Anabela Duarte escolheu, de há quatro anos para cá, o canto lírico, “que não tem que ser forçosamente clássico”, como forma de expressão, porque, diz, além de “vocação”, é “uma técnica altamente sofisticada”. Mas não se pense que Anabela Duarte é uma cantora lírica qualquer, do tipo obeso e voz lancinante que ficou imortalizado em banda desenhada por Hergé na personalidade de Madame Castafiore.

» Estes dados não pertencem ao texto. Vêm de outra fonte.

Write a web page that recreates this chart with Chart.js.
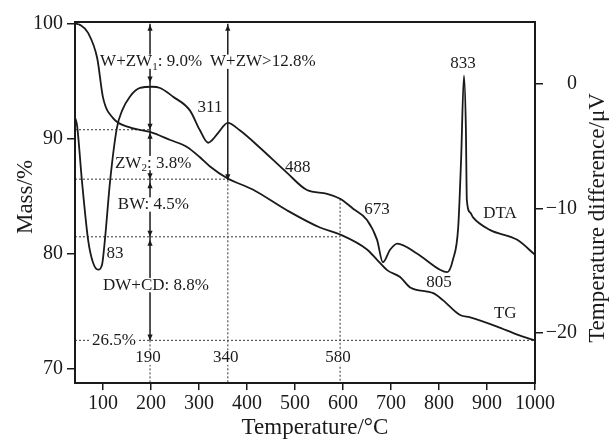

Pelo contrário, hoje como antes, Anabela Duarte procura a diferença, senão mesmo uma certa subversão do “statu quo” reinante no seio dos meios artísticos académicos: “Um problema de estruturas, o problema dos conservatórios, das academias de música, que criam muito medo nas pessoas. Ao nível do canto, como dos instrumentistas. Um medo de se afirmarem, de fazer coisas”.
Opinião que decerto não deve ser muito bem aceite nesses meios. “O facto de eu vir de um canto diferente e de me atrever a fazer coisas que as outras cantoras líricas não fazem cria atritos. Por exemplo, alguém atrever-se a fazer uma ‘Lady Macbeth’ neste país é uma heresia. E nesta terra ninguém se atrevera antes a fazer o ‘Requiem’ de Verdi com um grupo coral amador e com cantores solistas nossos. Em Portugal considera-se que só os solistas estrangeiros é que são bons e podem fazer as grandes obras. A minha luta é contra as mentalidades tacanhas. E contra o tipo de técnica que se aprende nos conservatórios.”
E Anabela pormenoriza: “Por exemplo, a da chamada ‘voz de peito’. Dizem que a voz de peito não se pode fazer, que estraga a voz. O que acontece é que as cantoras clássicas em Portugal não sabem usar a voz de peito. Em parte porque os professores de cá não a sabem fazer. E se não sabem também não vão saber ensiná-la. É assim que se criam tabus.”
A conclusão a extrair de tudo isto é clara: “É este provincianismo que corta as pernas às pessoas.”
Anabela Duarte tem pernas e uma voz para andar.